BF16 hallucinations on Blackwell GPUs. Separate from the E2B-Q8_0 issue, BF16 variants have a documented hallucination behavior on some NVIDIA Blackwell hardware. On the CUDA 13.1 box used here, BF16 was actually the strongest Gemma 4 variant, so this is hardware-specific.

The simplest “give the user a folder picker” version of this worked for about two weeks. Then it became obvious that:

ADR-026 added a full managed-install subsystem. A catalog backed by GitHub Releases with ETag caching. An installer that stages downloads under .staging/{guid}/payload/ and commits with a single Directory.Move. A registry (manifest.json) as the source of truth for what is installed. A tolerant asset parser that turns unknown backend strings into Unknown rather than throwing.

Atomic rename. Every install assembles under a staging directory and is committed by a single Directory.Move. A crash mid-install leaves no visible state. The user does not end up with a half-installed server. This is the kind of detail no library does for you.

Shared download primitive. StreamingFileDownloader was extracted from the pre-existing Whisper model downloader and is now used by both. About 150 lines, no abstraction layer, just a shared chunk loop.

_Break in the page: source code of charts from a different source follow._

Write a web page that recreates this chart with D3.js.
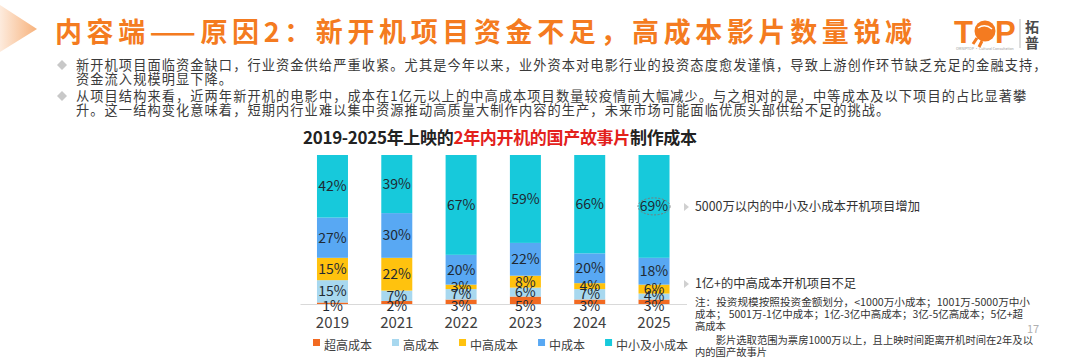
<!DOCTYPE html>
<html><head><meta charset="utf-8">
<script src="https://cdn.jsdelivr.net/npm/d3@7"></script>
<style>
html,body{margin:0;padding:0;background:#fff;}
svg{display:block;font-family:"Noto Sans CJK SC","Noto Sans",sans-serif;}
</style></head><body>
<svg id="c" width="1080" height="361"></svg>
<script>
// ---------- data ----------
const years = ["2019","2021","2022","2023","2024","2025"];
const seriesNames = ["超高成本","高成本","中高成本","中成本","中小及小成本"];
const superHigh = [1,2,3,5,3,3];
const high      = [15,7,7,6,7,4];
const midHigh   = [15,22,3,8,4,6];
const mid       = [27,30,20,22,20,18];
const smallMid  = [42,39,67,59,66,69];
const seriesColors = ["#F26A21","#A8D8EF","#FFC20E","#58A8F3","#17C9DB"];

const titleText = "内容端——原因2：新开机项目资金不足，高成本影片数量锐减";
const bulletLines = [
  "新开机项目面临资金缺口，行业资金供给严重收紧。尤其是今年以来，业外资本对电影行业的投资态度愈发谨慎，导致上游创作环节缺乏充足的金融支持，",
  "资金流入规模明显下降。",
  "从项目结构来看，近两年新开机的电影中，成本在1亿元以上的中高成本项目数量较疫情前大幅减少。与之相对的是，中等成本及以下项目的占比显著攀",
  "升。这一结构变化意味着，短期内行业难以集中资源推动高质量大制作内容的生产，未来市场可能面临优质头部供给不足的挑战。"
];
const chartTitleParts = ["2019-2025年上映的","2年内开机的国产故事片","制作成本"];
const annotations = ["5000万以内的中小及小成本开机项目增加","1亿+的中高成本开机项目不足"];
const noteLines = [
  "注：投资规模按照投资金额划分，<1000万小成本；1001万-5000万中小",
  "成本； 5001万-1亿中成本；1亿-3亿中高成本；3亿-5亿高成本；5亿+超",
  "高成本",
  "　　影片选取范围为票房1000万以上，且上映时间距离开机时间在2年及以",
  "内的国产故事片"
];
const pageNumber = "17";

// ---------- setup ----------
const svg = d3.select("#c");
const orange = "#F47B20";

// decorative arrow top-left
const defs = svg.append("defs");
const g1 = defs.append("linearGradient").attr("id","arrowGrad").attr("x1","0").attr("x2","1").attr("y1","0").attr("y2","0");
g1.append("stop").attr("offset","0").attr("stop-color","#FDEBDD");
g1.append("stop").attr("offset","1").attr("stop-color","#F7B27C");
svg.append("path").attr("d","M0,5 L37,29 L0,52 Z").attr("fill","url(#arrowGrad)");

// title
svg.append("text").attr("x",55).attr("y",42)
  .attr("font-size",27).attr("font-weight",700).attr("fill",orange)
  .attr("textLength",857).attr("lengthAdjust","spacing")
  .text(titleText);

// logo
const logo = svg.append("g");
logo.append("text").attr("x",954).attr("y",43).attr("font-size",31).attr("font-weight",900)
  .attr("fill",orange).attr("font-family","Liberation Sans, Arial").text("T");
logo.append("circle").attr("cx",985).attr("cy",31).attr("r",10.5).attr("fill",orange);
logo.append("path").attr("d","M978,28 q7,-5 14,1").attr("stroke","#fff").attr("stroke-width",1.5).attr("fill","none");
logo.append("path").attr("d","M977,38 l-4,6 M982,41 l-3,6").attr("stroke",orange).attr("stroke-width",3);
logo.append("text").attr("x",995).attr("y",43).attr("font-size",31).attr("font-weight",900)
  .attr("fill",orange).attr("font-family","Liberation Sans, Arial").text("P");
logo.append("text").attr("x",956).attr("y",50).attr("font-size",3.5).attr("fill","#999").text("OMNIPTOP · Cultural Consultation");
logo.append("line").attr("x1",1020).attr("x2",1020).attr("y1",19).attr("y2",48).attr("stroke","#aaa").attr("stroke-width",0.8);
logo.append("text").attr("x",1032).attr("y",32).attr("font-size",14).attr("font-weight",700).attr("fill","#4a4a4a").attr("text-anchor","middle").text("拓");
logo.append("text").attr("x",1032).attr("y",48).attr("font-size",14).attr("font-weight",700).attr("fill","#4a4a4a").attr("text-anchor","middle").text("普");

// bullets
const bulletY = [70, 84, 101, 115];
const bulletMarks = [0,2];
bulletLines.forEach((t,i)=>{
  svg.append("text").attr("x",76).attr("y",bulletY[i]).attr("font-size",13.2)
    .attr("letter-spacing",1.1).attr("fill","#3a3a3a").text(t);
});
bulletMarks.forEach(i=>{
  const cy = bulletY[i]-5, cx = 62;
  svg.append("path").attr("d",`M${cx},${cy-5} L${cx+5},${cy} L${cx},${cy+5} L${cx-5},${cy} Z`).attr("fill","#C8C8C8");
});

// chart title
const ct = svg.append("text").attr("x",303).attr("y",144).attr("font-size",17).attr("font-weight",700)
  .attr("textLength",394).attr("lengthAdjust","spacing");
ct.append("tspan").attr("fill","#222").text(chartTitleParts[0]);
ct.append("tspan").attr("fill","#E3211C").text(chartTitleParts[1]);
ct.append("tspan").attr("fill","#222").text(chartTitleParts[2]);

// ---------- chart ----------
const x = d3.scaleBand().domain(years).range([300, 686.5]).paddingInner(0.518).paddingOuter(0.264);
const y = d3.scaleLinear().domain([0,100]).range([304, 155]);

const rows = years.map((yr,i)=>({year:yr,
  "超高成本":superHigh[i],"高成本":high[i],"中高成本":midHigh[i],"中成本":mid[i],"中小及小成本":smallMid[i]}));
const stack = d3.stack().keys(seriesNames)(rows);
const color = d3.scaleOrdinal().domain(seriesNames).range(seriesColors);

const layers = svg.append("g").selectAll("g").data(stack).join("g").attr("fill",d=>color(d.key));
layers.selectAll("rect").data(d=>d).join("rect")
  .attr("x",d=>x(d.data.year)).attr("width",x.bandwidth())
  .attr("y",d=>y(d[1])).attr("height",d=>y(d[0])-y(d[1]));

// axis
const axis = svg.append("g").attr("transform",`translate(0,${y(0)})`)
  .call(d3.axisBottom(x).tickSize(0).tickSizeOuter(0));
axis.select(".domain").attr("stroke","#D9D9D9").attr("stroke-width",1);
axis.selectAll("text").attr("y",19).attr("dy","0.35em").attr("font-size",15)
  .attr("fill","#404040").attr("font-family","Noto Sans CJK SC");

// labels
const lab = svg.append("g").attr("font-size",14).attr("fill","#1f2a33").attr("text-anchor","middle");
stack.forEach((layer,li)=>{
  layer.forEach(d=>{
    let cy = (y(d[0])+y(d[1]))/2;
    if (li===0) cy = Math.max(cy, y(0)+2);
    lab.append("text").attr("x",x(d.data.year)+x.bandwidth()/2).attr("y",cy)
      .attr("dy","0.35em").text((d[1]-d[0])+"%");
  });
});

// dashed ellipse around last top label
const lastTop = stack[stack.length-1][years.length-1];
svg.append("ellipse").attr("cx",x(years[years.length-1])+x.bandwidth()/2)
  .attr("cy",(y(lastTop[0])+y(lastTop[1]))/2).attr("rx",16).attr("ry",8.5)
  .attr("fill","none").attr("stroke","#7a7a7a").attr("stroke-dasharray","2,1.5").attr("stroke-width",1);

// legend
const leg = svg.append("g").attr("font-size",12).attr("fill","#404040");
let lx = 313;
seriesNames.forEach((n,i)=>{
  leg.append("rect").attr("x",lx).attr("y",339).attr("width",7).attr("height",7).attr("fill",seriesColors[i]);
  const t = leg.append("text").attr("x",lx+11).attr("y",346).attr("dy","0.35em").text(n);
  lx += 11 + t.node().getComputedTextLength() + 20;
});

// annotations
const annY = [207, 284];
const annW = [225, 161];
annotations.forEach((t,i)=>{
  const cy = annY[i];
  svg.append("path").attr("d",`M684,${cy-4} L689,${cy} L684,${cy+4} Z`).attr("fill","#D0D0D0");
  svg.append("text").attr("x",695).attr("y",cy).attr("dy","0.35em").attr("font-size",12.5)
    .attr("textLength",annW[i]).attr("lengthAdjust","spacingAndGlyphs")
    .attr("fill","#333").text(t);
});

// notes
const noteY = [302, 314, 326, 340, 352];
const noteW = [335, 328, null, 338, null];
noteLines.forEach((t,i)=>{
  const tx = svg.append("text").attr("x",695).attr("y",noteY[i]).attr("dy","0.35em").attr("font-size",10.3)
    .attr("fill","#333").text(t);
  if (noteW[i]) tx.attr("textLength",noteW[i]).attr("lengthAdjust","spacingAndGlyphs");
});
svg.append("text").attr("x",1027).attr("y",329).attr("dy","0.35em").attr("font-size",11)
  .attr("fill","#B0B0B0").text(pageNumber);
</script>
</body></html>
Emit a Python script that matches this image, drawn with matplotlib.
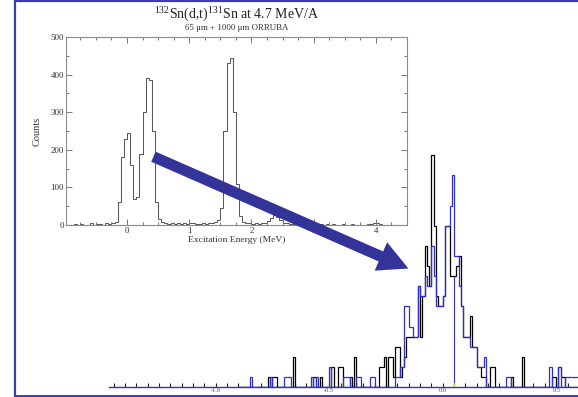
import numpy as np
import matplotlib
matplotlib.use("Agg")
import matplotlib.pyplot as plt
from matplotlib.ticker import MultipleLocator, FixedLocator
from matplotlib.patches import FancyArrow

plt.rcParams["font.family"] = ["Liberation Serif", "DejaVu Serif"]
plt.rcParams["mathtext.fontset"] = "custom"
plt.rcParams["mathtext.rm"] = "Liberation Serif"

# ---- inset spectrum: 132Sn(d,t)131Sn excitation energy, 0.05 MeV bins ----
inset_edge_start = -1.0
inset_bin_width = 0.05
inset_counts = [
    0, 0, 0, 2, 0, 3, 0, 1, 4, 0,
    2, 3, 1, 4, 2, 5, 8, 60, 180, 230,
    245, 160, 70, 75, 190, 300, 390, 385, 250, 60,
    15, 8, 5, 3, 6, 2, 4, 3, 5, 2,
    4, 6, 3, 2, 5, 3, 4, 6, 8, 12,
    45, 250, 430, 445, 300, 110, 25, 8, 4, 6,
    3, 5, 2, 4, 6, 10, 18, 27, 22, 12,
    6, 4, 3, 2, 4, 1, 3, 2, 1, 3,
    2, 1, 2, 0, 2, 1, 3, 0, 1, 2,
    0, 1, 2, 0, 1, 1, 0, 2, 3, 6,
    5, 2, 1, 0, 1, 0, 1, 0, 0, 0,
]
inset_xticks = [0, 1, 2, 3, 4]
inset_yticks = [0, 100, 200, 300, 400, 500]

# ---- main spectrum: two gated histograms, 0.01 MeV bins ----
main_edge_start = -0.90
main_bin_width = 0.01
black_counts = [
    0, 0, 0, 0, 0, 0, 0, 0, 0, 0, 0, 0, 0, 1, 0, 1, 1, 0, 0,
    0, 0, 0, 0, 0, 3, 0, 0, 0, 0, 0, 0, 0, 0, 1, 0, 0, 1, 0,
    0, 0, 0, 2, 0, 0, 2, 2, 0, 0, 0, 1, 0, 3, 0, 0, 0, 0, 0,
    0, 0, 0, 0, 0, 2, 2, 3, 0, 3, 3, 1, 4, 4, 1, 2, 3, 5, 5,
    5, 5, 5, 10, 5, 9, 14, 12, 10, 23, 16, 9, 8, 8, 9, 16, 16, 11, 11,
    11, 12, 13, 8, 5, 5, 5, 7, 4, 4, 2, 2, 1, 1, 0, 0, 2, 2, 0,
    0, 0, 0, 0, 0, 0, 1, 0, 0, 0, 0, 3, 0, 0, 0, 0, 0, 0, 0,
    0, 0, 0, 0, 0, 1, 1, 0, 2, 1, 1, 0, 0, 0, 0, 0, 0, 0, 0,
]
blue_counts = [
    0, 0, 0, 0, 0, 1, 0, 0, 0, 0, 0, 0, 0, 0, 1, 0, 0, 0, 0,
    0, 1, 1, 1, 0, 0, 0, 0, 0, 0, 0, 0, 0, 1, 0, 1, 0, 0, 0,
    0, 0, 2, 0, 0, 0, 0, 0, 1, 1, 1, 0, 0, 0, 1, 1, 0, 0, 0,
    0, 1, 1, 0, 0, 0, 0, 0, 0, 0, 0, 0, 1, 1, 2, 2, 8, 8, 6,
    6, 5, 5, 10, 9, 9, 11, 10, 10, 14, 11, 8, 8, 8, 9, 16, 16, 18, 21,
    13, 13, 10, 8, 5, 5, 5, 4, 4, 4, 2, 2, 2, 3, 0, 0, 0, 0, 0,
    0, 0, 0, 0, 1, 1, 0, 0, 0, 0, 0, 0, 0, 0, 0, 0, 0, 0, 0,
    0, 0, 0, 0, 2, 0, 0, 0, 2, 0, 0, 1, 1, 1, 1, 1, 1, 1, 1,
]
main_tick_values = [-1.0, -0.5, 0.0, 0.5]
main_tick_labels = ["-1.0", "-0.5", "0.0", "0.5"]
marker_energy = 0.05
marker_height = 11

W, H = 578, 397
fig = plt.figure(figsize=(W / 100, H / 100), dpi=100)
fig.patch.set_facecolor("white")

# ---------------- main spectrum axes ----------------
ax = fig.add_axes([109 / W, 10 / H, (W - 109) / W, 250 / H])
ax.patch.set_alpha(0)
edges_main = main_edge_start + main_bin_width * np.arange(len(black_counts) + 1)
ax.stairs(black_counts, edges_main, color="black", lw=0.9, zorder=2)
ax.stairs(blue_counts, edges_main, color="#2e2ed2", lw=0.9, zorder=2.1)
ax.vlines(marker_energy, 0, marker_height, color="#2e2ed2", lw=0.8, zorder=2.2)
ax.vlines(marker_energy, 0, 0.4, color="#f0e030", lw=1.2, zorder=3)
ax.set_xlim(-1.47, -1.47 + (W - 109) / 227)
ax.set_ylim(0, 24.8)
for s in ("left", "right", "top"):
    ax.spines[s].set_visible(False)
ax.spines["bottom"].set_color("#3535a8")
ax.spines["bottom"].set_linewidth(1.0)
ax.spines["bottom"].set_zorder(2.5)
ax.set_yticks([])
ax.xaxis.set_major_locator(FixedLocator(main_tick_values))
ax.xaxis.set_minor_locator(MultipleLocator(0.05))
ax.set_xticklabels(main_tick_labels)
ax.tick_params(axis="x", which="both", direction="in", length=2.6, width=0.8,
               color="#222222", labelsize=4.6, labelcolor="#444455", pad=1.0)

# ---------------- inset spectrum axes ----------------
ax2 = fig.add_axes([66 / W, (H - 225) / H, 341 / W, 188 / H])
ax2.set_facecolor("white")
edges_inset = inset_edge_start + inset_bin_width * np.arange(len(inset_counts) + 1)
ax2.stairs(inset_counts, edges_inset, color="#5a5a5a", lw=0.75)
ax2.set_xlim(-0.98, 4.5)
ax2.set_ylim(0, 500)
ax2.set_xticks(inset_xticks)
ax2.set_yticks(inset_yticks)
ax2.xaxis.set_minor_locator(MultipleLocator(0.25))
ax2.yaxis.set_minor_locator(MultipleLocator(50))
for s in ax2.spines.values():
    s.set_color("#8a8a8a")
    s.set_linewidth(0.8)
ax2.tick_params(which="both", direction="in", top=True, right=True,
                color="#777777", width=0.7, labelsize=6.5, labelcolor="#333333")
ax2.tick_params(which="major", length=4.5, pad=1.5)
ax2.tick_params(which="minor", length=2.5)
ax2.set_xlabel("Excitation Energy (MeV)", fontsize=6.8, color="#333333", labelpad=0.5)
ax2.set_ylabel("Counts", fontsize=7.5, color="#333333", labelpad=6)

fig.text(236.5 / W, 1 - 14 / H,
         r"$^{132}$Sn(d,t)$^{131}$Sn at 4.7 MeV/A",
         ha="center", va="center", fontsize=10, color="#222222")
fig.text(236.5 / W, 1 - 28.5 / H, "65 \u03bcm + 1000 \u03bcm ORRUBA",
         ha="center", va="center", fontsize=6.4, color="#333333")

# ---------------- frame and arrow overlay ----------------
ov = fig.add_axes([0, 0, 1, 1], zorder=10)
ov.set_xlim(0, W)
ov.set_ylim(H, 0)
ov.axis("off")
ov.patch.set_alpha(0)
frame_color = "#3c3cac"
ov.plot([14.5, 14.5], [0, 396.5], color=frame_color, lw=1.6, solid_capstyle="butt")
ov.plot([14, W], [0.8, 0.8], color=frame_color, lw=1.6, solid_capstyle="butt")
ov.plot([14, W], [396.3, 396.3], color=frame_color, lw=1.4, solid_capstyle="butt")
ov.add_patch(FancyArrow(153.4, 156.7, 255.0, 111.8, width=11, head_width=31,
                        head_length=30, length_includes_head=True,
                        color="#333399", lw=0))

fig.savefig("out.png", dpi=100)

The whole subsystem is about 1,800 lines across Core, Platform, and Desktop, plus tests. Worth naming so the cost is visible. “Add a button that downloads a binary” is not what shipped.

The Gemma 4 path sends a prompt alongside each audio clip. The text block in the user message tells the model what to do with the audio. Originally this was a hardcoded const. ADR-030 made it a first-class registry. Users create, edit, and duplicate prompts via the Settings UI. Prompts persist to prompts.json. The active prompt is re-read per transcription, no model reload required.

A {language} placeholder is the one small interface seam left for a future feature: source-language detection from keyboard layout. Small interface seams beat retroactive migrations of saved user data.

An example prompt to show what the multimodal-prompt approach actually unlocks.

Transcribe the speech verbatim. Then, on a new line, reformat it as a GitHub bug report with sections “Steps to reproduce”, “Expected”, “Actual”, “Environment”. If a section cannot be inferred from the speech, write (not specified).

Input (spoken): “I clicked save and the app just died, nothing in the logs, on my Windows machine, 64-bit.”

The main benchmark data is in results/comparison-libri-speech-test-other-2026-05-23-cuda.md in the repo. The numbers below match that file exactly.

The first time I ran these numbers, gemma-4-E2B-it-Q8_0 reported a 21.3-second modelLoad. The other Gemma variants reported about 9 seconds. Whisper Small reported 1.2. None of that matched my hand measurements. Once I added an always-on warm-up pass, the picture changed:

The decoder is greedy and deterministic, so WER and CER did not change between cold and warm runs. Only the timing fields became meaningful. If you publish inference timings without an explicit warm-up policy, you are publishing your filesystem cache state.

Before pivoting Whisper to CUDA, I ran the same three Whisper models on Vulkan. The result is almost invariant, but not quite.

Small and Medium produce bit-identical WER across runtimes. The greedy decoder is deterministic and the kernels reproduce. LargeV3Turbo regresses by 1.33 percentage points on CUDA, reproducibly.

The most likely culprit is non-bitwise-identical kernel math between the Vulkan and CUDA backends. Matmul and softmax reduction order, and FP16 accumulation order, are not guaranteed to be deterministic across GPU backends. At the scale of LargeV3Turbo’s larger matrices, accumulated FP error tips a handful of borderline decoder choices.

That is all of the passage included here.